Relaxation of chemically-reacting air behind a shock¶
Description¶
This example computes the relaxation of air due to chemical reactions which occurs behind a strong shock. The free stream air is travelling at Mach 12.3. This calculation was first presented by Marrone. The calculation presented here uses a newer set of reaction rates as compared to those used by Marrone. The details of this calculation can be found in Section 4.4.2 of the author’s thesis.
This example is found in the code collection at:
$CFCFD/examples/poshax3/air-Mach-12.3
Files¶
User-built files:
- air-Mach-12.3.cfg
- Input file for Poshax3.
- air-model.inp
- Input file for describing the gas model.
- gupta_etal_with_Keq.lua
- User-built input file containing chemical reaction rates.
- run.sh
- A script to execute the example and plot results.
Gas model input file:
- air-model.lua
- Gas model input file for direct use by Poshax3. This
file is created using the
gasfile
program.
Output file:
- air-Mach-12.3.data
- Output file from Poshax3 calculation. This contains flow properties as a function of distance downstream of the shock. This file is only available after running the calculation.
Data files:
- marrone_fig3_??.g3data
- Mole profiles of various species as calculated by Marrone.

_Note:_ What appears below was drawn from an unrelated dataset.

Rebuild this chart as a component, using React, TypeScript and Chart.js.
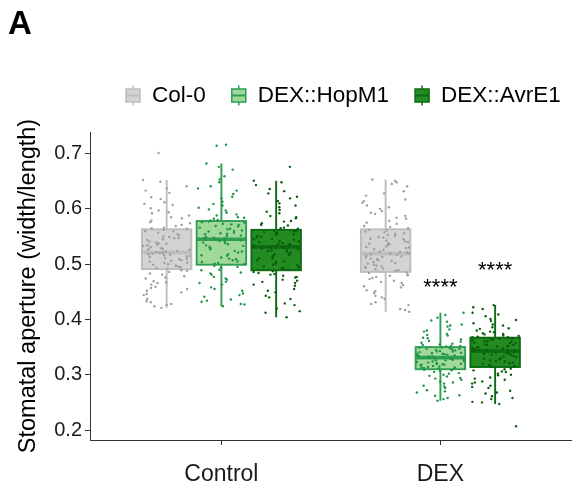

- marrone_fig4_??_ratio.g3data
- Flow property profiles (as ratio of free stream values) as calculated by Marrone.
Results files:
- plot-data.gplot
- A Gnuplot input file for plotting of results.
- profile_moles.*
- Plot of mole profiles of air species (as a ratio of original moles).
- profile_T_rho.*
- Plot of temperature and density ratio.
Running the simulation¶
The steps to running and plotting results are contained in the script: run.sh
.
This can be executed at the command line, from this working directory as:
> ./run.sh
Results¶
The results of the calculation show how the flow properties and species concentrations vary as the flow relaxes downstream of the normal shock. The following figure shows the temperature and density ratio (normalised by free stream values) behind the shock. A comparison to Marrone’s data is shown and the equilibrium state as computed by CEA2 is plotted. The calculation comes to the correct equlibrium values as expected.
The next figure shows how the species concentrations change as the chemical reaction proceed behind the shock. Again the comparisons to Marrone’s calculations are shown and the equilibrium concentrations calculated with CEA2. The difference between the present work and Marrone’s results are attributed to differences in the thermodynamic data and reaction rates used in the two calculations.